Top bankers’ pay rose 17pc in 2014

Published July 6, 2015
The biggest payout — $27.6m — went to JPMorgan Chase CEO Jamie Dimon.
The biggest payout — $27.6m — went to JPMorgan Chase CEO Jamie Dimon.

CEO pay at 15 of the world’s major banks shot up by 17pc last year, according to a survey conducted by Equilar and published by the Financial Times Friday.

The typical chief executive at the banks surveyed received $14.5m last year, up from $12.4m in 2013. The biggest payout went to JPMorgan Chase CEO Jamie Dimon, whose compensation more than doubled, hitting $27.6m.

The ever-growing payouts to bank executives are the outcome of the measures taken following the 2008 financial crash by the Obama administration and its counterparts around the world, which have aimed at increasing the wealth of the financial oligarchy. The report of the payouts comes less than two months after the latest settlement with major global banks, in which JPMorgan Chase, Citigroup, UBS, Barclays and Royal Bank of Scotland admitted to conspiring to rig global currency exchange rates in order to make billions of dollars at the expense of businesses and individuals around the world.

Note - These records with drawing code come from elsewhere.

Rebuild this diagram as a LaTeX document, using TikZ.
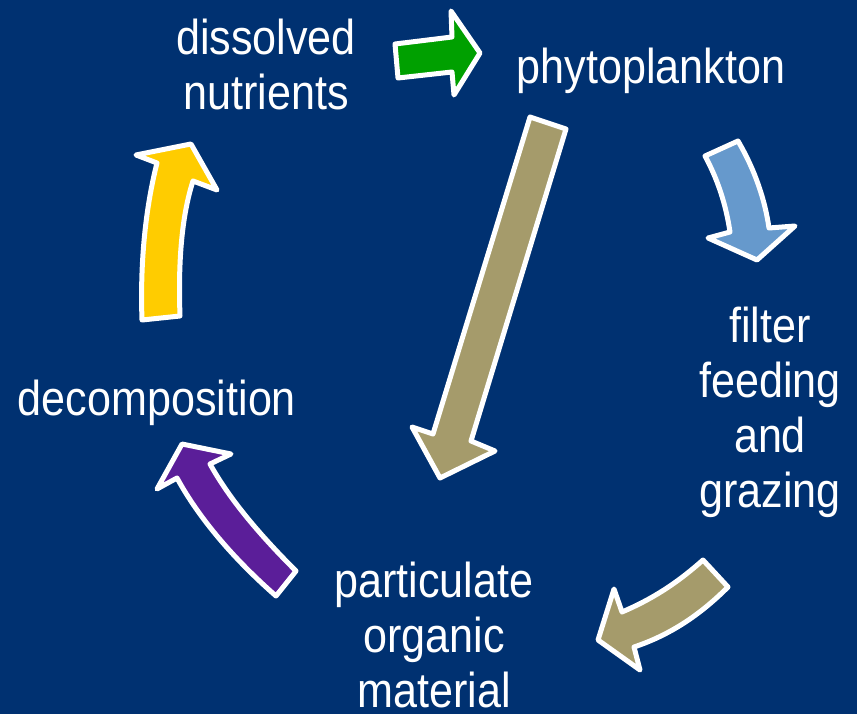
\documentclass[tikz,border=0pt]{standalone}
\usepackage{fontspec}
\newfontfamily\cyclefont[FakeStretch=0.88]{Liberation Sans}
\definecolor{OceanBlue}{HTML}{003171}
\definecolor{NutrientGreen}{HTML}{00A000}
\definecolor{GrazeBlue}{HTML}{6699CC}
\definecolor{DetritusTan}{HTML}{A59B6B}
\definecolor{DecayPurple}{HTML}{5B1E99}
\definecolor{RemineralYellow}{HTML}{FFCC00}

\begin{document}
\begin{tikzpicture}[x=1pt, y=-1pt,
    stage/.style={text=white, font=\cyclefont\fontsize{49}{55}\selectfont, align=center, inner sep=0pt, anchor=base},
    blockarrow/.style={draw=white, line width=5pt, line join=round}]
        % Background
        \fill[OceanBlue] (0,0) rectangle (857,714);
        \useasboundingbox (0,0) rectangle (857,714);

        % Nodes (base = baseline of last line)
        \node[stage] (nutrients) at (266,110) {dissolved\\nutrients};
        \node[stage] (phyto) at (651,84) {phytoplankton};
        \node[stage] (grazing) at (770,507) {filter\\feeding\\and\\grazing};
        \node[stage] (poc) at (434,707) {particulate\\organic\\material};
        \node[stage] (decomp) at (157,415) {decomposition};

        % Arrows
        \filldraw[blockarrow, fill=NutrientGreen] (395,44) -- (452,37) -- (451,11) -- (480,53) -- (454,95) -- (452,72) -- (398,78) -- cycle;
        \filldraw[blockarrow, fill=GrazeBlue] (705,156) -- (738,141) .. controls (755,170) and (765,200) .. (769,228) -- (795,226) -- (757,260) -- (708,238) -- (730,232) .. controls (726,205) and (718,180) .. (705,156) -- cycle;
        \filldraw[blockarrow, fill=DetritusTan] (530,117) -- (566,129) -- (471,441) -- (495,451) -- (440,478) -- (412,427) -- (433,434) -- cycle;
        \filldraw[blockarrow, fill=DetritusTan] (728,587) -- (703,560) .. controls (675,585) and (650,600) .. (622,612) -- (614,589) -- (598,640) -- (640,670) -- (634,647) .. controls (670,635) and (700,615) .. (728,587) -- cycle;
        \filldraw[blockarrow, fill=DecayPurple] (276,596) -- (296,571) .. controls (260,535) and (230,500) .. (210,464) -- (231,454) -- (182,444) -- (157,489) -- (177,478) .. controls (200,520) and (235,560) .. (276,596) -- cycle;
        \filldraw[blockarrow, fill=RemineralYellow] (142,320) -- (180,316) .. controls (178,260) and (182,215) .. (193,181) -- (217,190) -- (191,144) -- (136,155) -- (157,163) .. controls (145,210) and (140,265) .. (142,320) -- cycle;
\end{tikzpicture}
\end{document}
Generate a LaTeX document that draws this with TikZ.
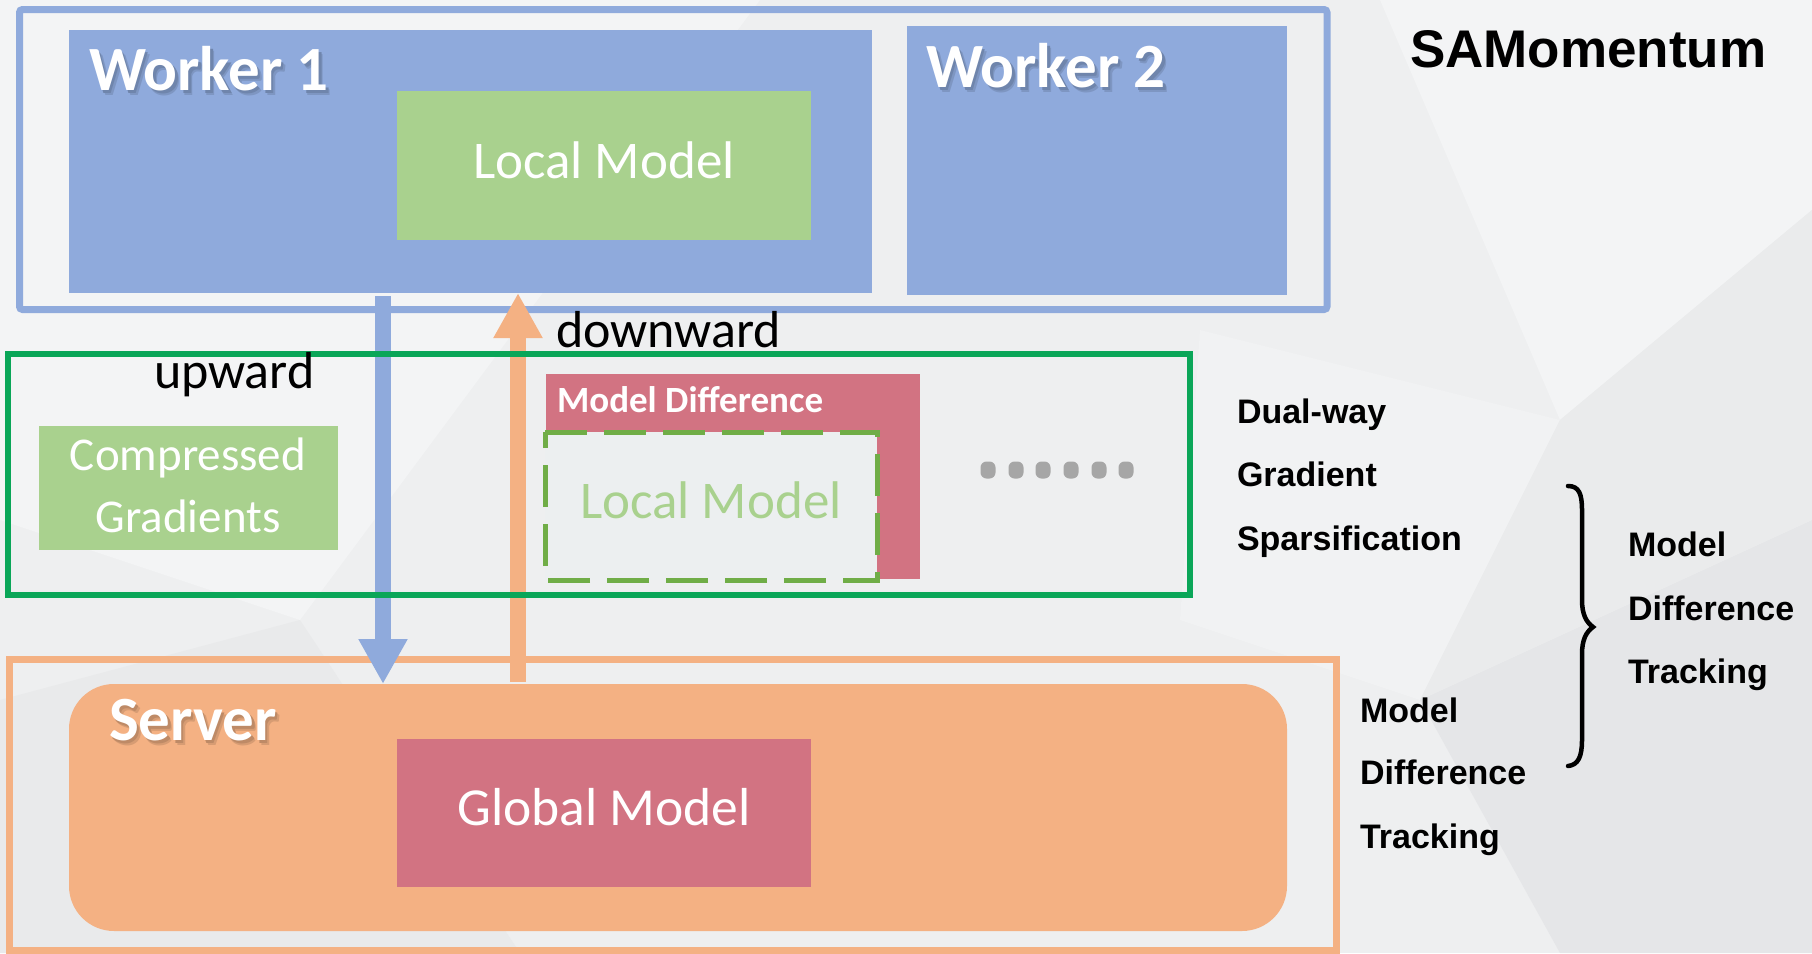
\documentclass[tikz,border=0pt]{standalone}
\usepackage{fontspec}
\setmainfont{Carlito}
\newfontfamily\arialfont{Liberation Sans}
\usetikzlibrary{arrows.meta}

\definecolor{wblue}{RGB}{143,170,220}
\definecolor{lgreen}{RGB}{169,209,142}
\definecolor{sorange}{RGB}{244,177,131}
\definecolor{mred}{RGB}{210,115,130}
\definecolor{fgreen}{RGB}{10,166,88}
\definecolor{dgreen}{RGB}{112,173,71}
\definecolor{dotgray}{RGB}{166,166,166}
\definecolor{bggray}{RGB}{238,239,240}
\definecolor{bglight}{RGB}{243,244,245}
\definecolor{bgdark}{RGB}{229,230,232}
\definecolor{boxgray}{RGB}{236,239,240}

\newcommand\setfs[1]{\fontsize{#1}{#1}\selectfont}
% title text with a soft drop shadow set behind it in the given colour
\newcommand\shadowed[2]{%
  \rlap{\kern4pt\raisebox{-5pt}{\color{#1!88!black}#2}}%
  \rlap{\kern2.5pt\raisebox{-3pt}{\color{#1!78!black}#2}}%
  #2}

\tikzset{
  box/.style={rectangle, inner sep=0pt, outer sep=0pt, anchor=north west},
  lbl/.style={inner sep=0pt, outer sep=0pt, anchor=base west},
  clbl/.style={inner sep=0pt, outer sep=0pt, anchor=base},
  headline/.style={lbl, text=white, font=\setfs{63}\bfseries},
  boxtext/.style={clbl, text=white, font=\setfs{53}},
  flowlbl/.style={lbl, text=black, font=\setfs{52}},
  sidelbl/.style={lbl, text=black, font=\arialfont\setfs{34}\bfseries},
  dotcap/.style={rectangle, fill=dotgray, minimum width=15pt, minimum height=17pt,
                 rounded corners=6pt, inner sep=0pt},
  flowarrow/.style={line width=16pt, -{Triangle[width=46pt, length=45pt]}},
}

\begin{document}
\begin{tikzpicture}[x=1pt, y=-1pt]
\useasboundingbox (0,0) rectangle (1812,953);

% soft low-poly backdrop
\fill[bggray] (0,0) rectangle (1812,953);
\fill[bglight] (0,0) -- (760,0) -- (300,620) -- (0,520) -- cycle;
\fill[bglight] (1380,0) -- (1812,0) -- (1812,210) -- (1560,420) -- cycle;
\fill[bglight!60!bggray] (1200,330) -- (1560,420) -- (1420,700) -- (1180,620) -- cycle;
\fill[bgdark] (1420,700) -- (1812,520) -- (1812,953) -- (1560,953) -- cycle;
\fill[bgdark!50!bggray] (1560,420) -- (1812,210) -- (1812,520) -- (1420,700) -- cycle;
\fill[bgdark!60!bggray] (0,700) -- (300,620) -- (520,953) -- (0,953) -- cycle;

% server side
\node[box, draw=sorange, line width=7pt, minimum width=1326.5pt, minimum height=291pt]
  (sframe) at (9.5,659) {};
\node[box, fill=sorange, rounded corners=45pt, minimum width=1218pt, minimum height=247pt]
  (srv) at (69,684) {};
\node[box, fill=mred, minimum width=414pt, minimum height=148pt] (gm) at (397,739) {};

% worker side
\node[box, draw=wblue, line width=7pt, rounded corners=3pt, minimum width=1307.5pt,
  minimum height=300pt] (wframe) at (19.5,9.5) {};
\node[box, fill=wblue, minimum width=803pt, minimum height=263pt] (w1) at (69,30) {};
\node[box, fill=wblue, minimum width=380pt, minimum height=269pt] (w2) at (907,26) {};
\node[box, fill=lgreen, minimum width=414pt, minimum height=149pt] (lm) at (397,91) {};

% upward / downward transfers
\coordinate (upx) at (383,0);
\coordinate (downx) at (518,0);
\draw[flowarrow, wblue, shorten <=3pt] (w1.south -| upx) -- (srv.north -| upx);
\draw[flowarrow, sorange, shorten <=2pt] (srv.north -| downx) -- (w1.south -| downx);

% dual-way compression stage
\node[box, draw=fgreen, line width=6pt, minimum width=1181.5pt, minimum height=241pt]
  (gframe) at (8,353.5) {};
\node[box, fill=lgreen, minimum width=299pt, minimum height=124pt] (cg) at (39,426) {};
\node[box, fill=mred, minimum width=374pt, minimum height=205pt] (md) at (546,374) {};
\node[box, fill=boxgray, minimum width=332pt, minimum height=148pt] (lmc) at (545,432) {};
\draw[dgreen, line width=5pt, dash pattern=on 42pt off 17pt]
  (lmc.north west) -- (lmc.north east) -- (lmc.south east) -- (lmc.south west) -- cycle;
\foreach \i/\xx in {0/988,1/1016,2/1043,3/1071,4/1099,5/1126}
  \node[dotcap] (dot\i) at (\xx,470) {};

% box titles
\node[headline] (w1t) at (89,90) {\shadowed{wblue}{Worker 1}};
\node[headline] (w2t) at (926,87) {\shadowed{wblue}{Worker 2}};
\node[headline] (svt) at (109,740) {\shadowed{sorange}{Server}};

\node[boxtext] (lmt) at (604,178) {Local Model};
\node[boxtext, font=\setfs{53.5}] (gmt) at (604,825) {Global Model};
\node[clbl, text=white, font=\setfs{47}] (cgt1) at (188,470) {Compressed};
\node[clbl, text=white, font=\setfs{47}] (cgt2) at (188,532) {Gradients};
\node[lbl, text=white, font=\setfs{37}\bfseries] (mdt) at (557,412) {Model Difference};
\node[clbl, text=lgreen, font=\setfs{53}] (lmct) at (711,518) {Local Model};

\node[flowlbl] (upt) at (154,388) {upward};
\node[flowlbl] (downt) at (556,347) {downward};

% method names
\node[lbl, text=black, font=\arialfont\setfs{53}\bfseries] (title) at (1410,67) {SAMomentum};
\node[sidelbl] (dg1) at (1237,423) {Dual-way};
\node[sidelbl] (dg2) at (1237,486) {Gradient};
\node[sidelbl] (dg3) at (1237,550) {Sparsification};
\node[sidelbl] (mt1) at (1360,722) {Model};
\node[sidelbl] (mt2) at (1360,784) {Difference};
\node[sidelbl] (mt3) at (1360,848) {Tracking};
\node[sidelbl] (cm1) at (1628,556) {Model};
\node[sidelbl] (cm2) at (1628,620) {Difference};
\node[sidelbl] (cm3) at (1628,683) {Tracking};

% brace joining the two parts
\draw[black, line width=4.5pt, line cap=round]
  (1568,486) .. controls (1579,486) and (1582,494) .. (1582,510)
  -- (1582,600) .. controls (1582,614) and (1586,622) .. (1593,627)
  .. controls (1586,632) and (1582,640) .. (1582,654)
  -- (1582,740) .. controls (1582,757) and (1578,765) .. (1568,766);
\end{tikzpicture}
\end{document}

The foreign exchange rigging settlement, and the wrist-slap fines it entailed, did nothing to impact payouts to the five banks’ CEOs, all of whom were on the list of top-paid executives this year. Next on the list is Morgan Stanley CEO James P. Gorman, whose pay increased 60pc last year, to $23.m.

The lowest-paid executive on the Financial Times list is Ross McEwan, CEO of the Royal Bank of Scotland, who received ‘only’ $7.4m. RBS is 81pc owned by the British government, meaning the majority of McEwan’s payout came out of the pockets of UK taxpayers.

It is now six years since the Obama administration appointed mediator Kenneth Feinberg as its ‘special master’ of executive pay for companies that were bailed out by the government during the 2008 financial crisis. In the immediate aftermath of the bank bailout, Feinberg rubber-stamped multimillion-dollar bonuses to executives at firms that had received billions of dollars in bailout funds, including JPMorgan, Goldman Sachs and Citigroup.

Having performed this service for the US financial oligarchy, Feinberg was last month appointed by the Obama administration to oversee the slashing of pension benefits of retirees at multi-employer pension funds. Feinberg will be given unilateral authority to impose benefit cuts on workers who vote against proposals to slash their benefits.

In addition to direct bailouts, banks have been among the principal beneficiaries of the US Federal Reserve’s policies of near-zero interest rates and ‘quantitative easing’, by means of which virtually free money has been pumped into the financial system. This policy has been mirrored by central banks throughout the world.

The massive handout to the financial aristocracy has accelerated even as the banks have cut back lending for productive investment. Instead, the banks have used the cash they received at public expense to enrich their shareholders and executives through share buybacks, dividend increases and mergers and acquisitions — all entirely parasitic activities.